Erschienen in : Donaustrudl Recht & Gesetz
Nr. 143, März 2011
Warum musste Tennessee Eisenberg sterben? Dieser Satz war in den letzten annähernd zwei Jahren vermutlich in jeder deutschen Zeitung mindestens einmal zu lesen. Wenn es so etwas wie ein Lexikon der Standardformulierungen für Journalisten gibt, dann steht unter der Rubrik "Tragische Todesfälle" der Satz "Warum musste [hier Namen einfügen] sterben?" sicher an vorderster Stelle. Und natürlich ist es eine rein rhetorische Frage, denn selbstverständlich weiß jeder Kollege, der sie stellt, in dem ihr nachfolgenden Text eine genaue Antwort zu geben. Daraus entstehen viele Antworten, die sich im Idealfall soweit voneinander unterscheiden, dass ein differenziertes Bild des hinterfragten Sachverhaltes entsteht, mithin also das, was die Funktion einer freien Presse in der mündigen Gesellschaft vorstellt. Oder es verdichtet sich alles auf eine uniforme, meist einfache Antwort, die genau das Gegenteil ist, nämlich meist nicht differenziert, mit der Tendenz, den Anspruch der einzig wahren für sich zu erheben sowie alternative, nicht dem Mainstream entsprechende Erklärungsansätze als politisch inkorrekt, als unerwünscht und böse beiseite zu schieben. Aus veröffentlichter wird öffentliche Meinung, ein moderner Mythos wird geboren.
Im Falle des Tennessee Eisenberg lautet der Mythos "Ein harmloser Student steht friedlich in seiner Küche, plötzlich kommt die Polizei und erschießt ihn." Obwohl der tatsächliche Tathergang gut und für jedermann einsehbar dokumentiert ist, allen voran auch auf der offiziellen Internetseite www.tennessee-eisenberg.de wie auch auf der Seite der Staatsanwaltschaft Regensburg (http://www.justiz.bayern.de/sta/sta/r/presse/archiv/2009/02361/) musste ich bei zahlreichen Gesprächen in den letzten beiden Jahren immer wieder feststellen, dass viele Menschen an der vereinfachten Version festhalten.

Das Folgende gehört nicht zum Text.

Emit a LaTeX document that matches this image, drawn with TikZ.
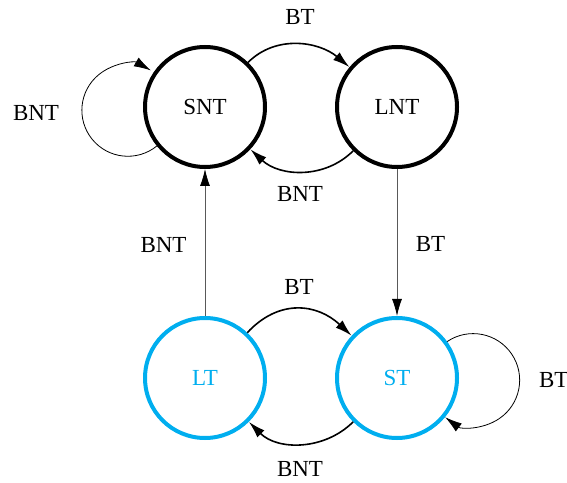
\documentclass[tikz,border=0pt]{standalone}
\usepackage{fontspec}
\setmainfont{Liberation Serif}
\usetikzlibrary{arrows.meta}
\definecolor{stblue}{RGB}{0,174,239}
\begin{document}
\begin{tikzpicture}[x=1pt,y=1pt,
  txt/.style={font=\fontsize{23}{27}\selectfont, inner sep=0pt},
  state/.style={circle, draw, line width=4pt, minimum size=120pt, inner sep=0pt, txt},
  tstate/.style={state, draw=stblue, text=stblue},
  tip/.style={-{Latex[length=17pt,width=10pt]}},
  conn/.style={tip, line width=1.6pt},
  lconn/.style={tip, line width=0.8pt},
  vconn/.style={line width=0.8pt, draw=black!65, -{Latex[length=17pt,width=10pt,fill=black,color=black]}}
]
\useasboundingbox (0,0) rectangle (567,482);
\node[state] (SNT) at (205,375) {SNT};
\node[state] (LNT) at (397,375) {LNT};
\node[tstate] (LT) at (205,104) {LT};
\node[tstate] (ST) at (397,104) {ST};

% top pair
\draw[conn] (SNT.46) to[out=45,in=140] (LNT.140);
\draw[conn] (LNT.225) to[out=225,in=-43] (SNT.-43);
% bottom pair
\draw[conn] (LT.47) to[out=47,in=137,looseness=1.15] (ST.137);
\draw[conn] (ST.225) to[out=225,in=-45] (LT.-45);
% self loops
\draw[lconn] (SNT.219) arc[start angle=-51, end angle=-300, radius=46pt];
\draw[lconn] (ST.36) arc[start angle=124, end angle=-127, radius=46.5pt];
% verticals
\draw[vconn] (LT.north) -- (SNT.south);
\draw[vconn] (LNT.south) -- (ST.north);

% labels
\node[txt] (l1) at (300,464.5) {BT};
\node[txt] (l2) at (300,287.5) {BNT};
\node[txt] (l3) at (36,368.7) {BNT};
\node[txt] (l4) at (163.5,237) {BNT};
\node[txt] (l5) at (430.5,237.5) {BT};
\node[txt] (l6) at (299,195) {BT};
\node[txt] (l7) at (300,13) {BNT};
\node[txt] (l8) at (553.7,102) {BT};
\end{tikzpicture}
\end{document}
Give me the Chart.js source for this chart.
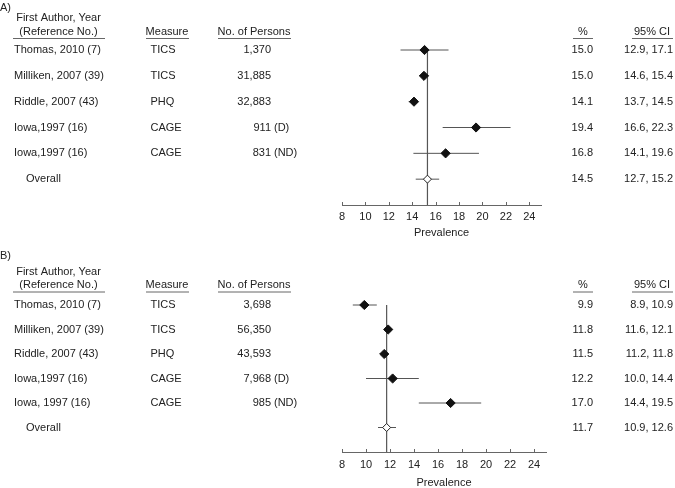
<!DOCTYPE html>
<html>
<head>
<meta charset="utf-8">
<script src="https://cdn.jsdelivr.net/npm/chart.js@4.4.1/dist/chart.umd.min.js"></script>
<style>
  body { margin: 0; background: #fff; }
  canvas { display: block; }
</style>
</head>
<body>
<canvas id="panelA" width="675" height="244"></canvas>
<canvas id="panelB" width="675" height="244"></canvas>
<script>
// Ticks del eje x (prevalencia)
const xTicks = [8, 10, 12, 14, 16, 18, 20, 22, 24];

// Panel A
const studiesA = ['Thomas, 2010 (7)', 'Milliken, 2007 (39)', 'Riddle, 2007 (43)', 'Iowa,1997 (16)', 'Iowa,1997 (16)', 'Overall'];
const measuresA = ['TICS', 'TICS', 'PHQ', 'CAGE', 'CAGE', ''];
const personsA = ['1,370', '31,885', '32,883', '911', '831', ''];
const groupA = ['', '', '', '(D)', '(ND)', ''];
const pctA = ['15.0', '15.0', '14.1', '19.4', '16.8', '14.5'];
const ciTextA = ['12.9, 17.1', '14.6, 15.4', '13.7, 14.5', '16.6, 22.3', '14.1, 19.6', '12.7, 15.2'];
const estA = [15.05, 15.0, 14.15, 19.45, 16.85, 15.3];
const lowA = [13.0, 14.6, 13.7, 16.6, 14.1, 14.3];
const highA = [17.1, 15.4, 14.5, 22.4, 19.7, 16.3];
const refA = 15.3;

// Panel B
const studiesB = ['Thomas, 2010 (7)', 'Milliken, 2007 (39)', 'Riddle, 2007 (43)', 'Iowa,1997 (16)', 'Iowa, 1997 (16)', 'Overall'];
const measuresB = ['TICS', 'TICS', 'PHQ', 'CAGE', 'CAGE', ''];
const personsB = ['3,698', '56,350', '43,593', '7,968', '985', ''];
const groupB = ['', '', '', '(D)', '(ND)', ''];
const pctB = ['9.9', '11.8', '11.5', '12.2', '17.0', '11.7'];
const ciTextB = ['8.9, 10.9', '11.6, 12.1', '11.2, 11.8', '10.0, 14.4', '14.4, 19.5', '10.9, 12.6'];
const estB = [9.86, 11.85, 11.52, 12.22, 17.05, 11.72];
const lowB = [8.9, 11.6, 11.2, 10.0, 14.4, 11.0];
const highB = [10.9, 12.1, 11.8, 14.4, 19.6, 12.5];
const refB = 11.72;

const FONT = '"Liberation Sans", Arial, Helvetica, sans-serif';
const TEXT = '#222';
const LINE = '#555';

function buildDatasets(est, low, high, ref) {
    const n = est.length - 1;
    const ds = [];
    // Diamantes de cada estudio
    ds.push({
        data: est.slice(0, n).map((v, i) => ({ x: v, y: i })),
        pointStyle: 'rectRot', pointRadius: 4.6,
        backgroundColor: '#111', borderColor: '#111', borderWidth: 1
    });
    // Diamante abierto del total
    ds.push({
        data: [{ x: est[n], y: n }],
        pointStyle: 'rectRot', pointRadius: 4,
        backgroundColor: '#fff', borderColor: '#222', borderWidth: 1
    });
    // Intervalos de confianza
    low.forEach((l, i) => {
        ds.push({
            data: [{ x: l, y: i }, { x: high[i], y: i }],
            showLine: true, borderColor: LINE, borderWidth: 1, pointRadius: 0
        });
    });
    // Linea vertical de referencia
    ds.push({
        data: [{ x: ref, y: 0 }, { x: ref, y: 6 }],
        showLine: true, borderColor: LINE, borderWidth: 1.2, pointRadius: 0
    });
    return ds;
}

function textPlugin(p) {
    return {
        id: 'forestText',
        afterDraw(chart) {
            const ctx = chart.ctx;
            const xs = chart.scales.x;
            const ys = chart.scales.y;
            ctx.save();

            // marcas del eje hacia arriba
            ctx.strokeStyle = '#666';
            ctx.lineWidth = 1;
            xs.ticks.forEach(t => {
                const px = Math.round(xs.getPixelForValue(t.value)) + 0.5;
                ctx.beginPath();
                ctx.moveTo(px, xs.top);
                ctx.lineTo(px, xs.top - 3);
                ctx.stroke();
            });

            ctx.font = '11px ' + FONT;
            ctx.fillStyle = TEXT;
            ctx.textBaseline = 'middle';

            // encabezados
            ctx.textAlign = 'left';
            ctx.fillText(p.tag, 0, p.tagY);
            ctx.textAlign = 'center';
            ctx.fillText('First Author, Year', 58.5, p.head1Y);
            ctx.fillText('(Reference No.)', 58.5, p.head2Y);
            ctx.fillText('Measure', 167, p.head2Y);
            ctx.fillText('No. of Persons', 254, p.head2Y);
            ctx.fillText('%', 583, p.head2Y);
            ctx.fillText('95% CI', 652, p.head2Y);

            ctx.strokeStyle = '#666';
            [[13, 105], [146, 189], [218, 291], [573, 593], [632, 673]].forEach(([a, b]) => {
                ctx.beginPath();
                ctx.moveTo(a, p.lineY + 0.5);
                ctx.lineTo(b, p.lineY + 0.5);
                ctx.stroke();
            });

            // filas
            p.studies.forEach((s, i) => {
                const py = ys.getPixelForValue(i);
                ctx.textAlign = 'left';
                ctx.fillText(s, i === p.studies.length - 1 ? 26 : 14, py);
                ctx.fillText(p.measures[i], 150.5, py);
                ctx.textAlign = 'right';
                ctx.fillText(p.persons[i], 271, py);
                ctx.textAlign = 'left';
                if (p.groups[i]) ctx.fillText(p.groups[i], 274, py);
                ctx.textAlign = 'right';
                ctx.fillText(p.pct[i], 593, py);
                ctx.fillText(p.ci[i], 673, py);
            });
            ctx.restore();
        }
    };
}

function dibujarPanel(id, p) {
    const ctx = document.getElementById(id).getContext('2d');
    new Chart(ctx, {
        type: 'scatter',
        data: { datasets: buildDatasets(p.est, p.low, p.high, p.ref) },
        options: {
            responsive: false,
            animation: false,
            layout: { padding: { left: 342, right: p.right, top: p.top, bottom: 0 } },
            plugins: { legend: { display: false }, tooltip: { enabled: false } },
            scales: {
                x: {
                    type: 'linear', min: 8, max: 25,
                    afterBuildTicks: s => { s.ticks = xTicks.map(v => ({ value: v })); },
                    afterFit: s => { s.height = p.axisHeight; },
                    grid: { display: false, drawTicks: false },
                    border: { display: true, color: '#666', width: 1 },
                    ticks: { padding: p.tickPad, color: TEXT, maxRotation: 0, autoSkip: false, font: { family: FONT, size: 11 } },
                    title: { display: true, text: 'Prevalence', color: TEXT, font: { family: FONT, size: 11 }, padding: { top: 0, bottom: p.titlePad } }
                },
                y: { type: 'linear', display: false, min: -0.5, max: 6, reverse: true }
            }
        },
        plugins: [textPlugin(p)]
    });
}

dibujarPanel('panelA', {
    tag: 'A)', tagY: 8, head1Y: 17.5, head2Y: 32, lineY: 38,
    studies: studiesA, measures: measuresA, persons: personsA, groups: groupA,
    pct: pctA, ci: ciTextA, est: estA, low: lowA, high: highA, ref: refA,
    top: 37.1, right: 134, axisHeight: 39, tickPad: 5, titlePad: 4
});

dibujarPanel('panelB', {
    tag: 'B)', tagY: 11.7, head1Y: 27.7, head2Y: 41, lineY: 47.5,
    studies: studiesB, measures: measuresB, persons: personsB, groups: groupB,
    pct: pctB, ci: ciTextB, est: estB, low: lowB, high: highB, ref: refB,
    top: 48.75, right: 129, axisHeight: 36, tickPad: 6, titlePad: -1.5
});
</script>
</body>
</html>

Vieles an Gerüchten und Hörensagen rankt sich um diesen Mythos, und jeden Tag bringt er neues davon hervor. Also habe ich mich auf die Suche nach validen Informationen gemacht.
Tennessee Eisenberg, so heißt es, befand sich zum Zeitpunkt der Ereignisse in einem "psychischen Ausnahmezustand"; er selbst hat die Art dieses Ausnahmezustandes benannt, gemäß des oben erwähnten Berichtes der Staatsanwaltschaft habe er zu seinem Mitbewohner gesagt, er befände sich "im Blutrausch", was den Mitbewohner veranlasst hat, aus der Wohnung zu fliehen und die Polizei zu alarmieren. Darüber hinaus hatte Eisenberg angekündigt, sich möglicherweise selbst zu töten. Für eintreffende Einsatzkräfte besteht in einer solchen Situation dringendster Handlungsbedarf, Zeit für weitergehende Koordinierungsmaßnahmen bleibt kaum, da mit jeder verstreichenden Minute die Wahrscheinlichkeit steigt, dass die Suiziddrohung in die Tat umgesetzt wird.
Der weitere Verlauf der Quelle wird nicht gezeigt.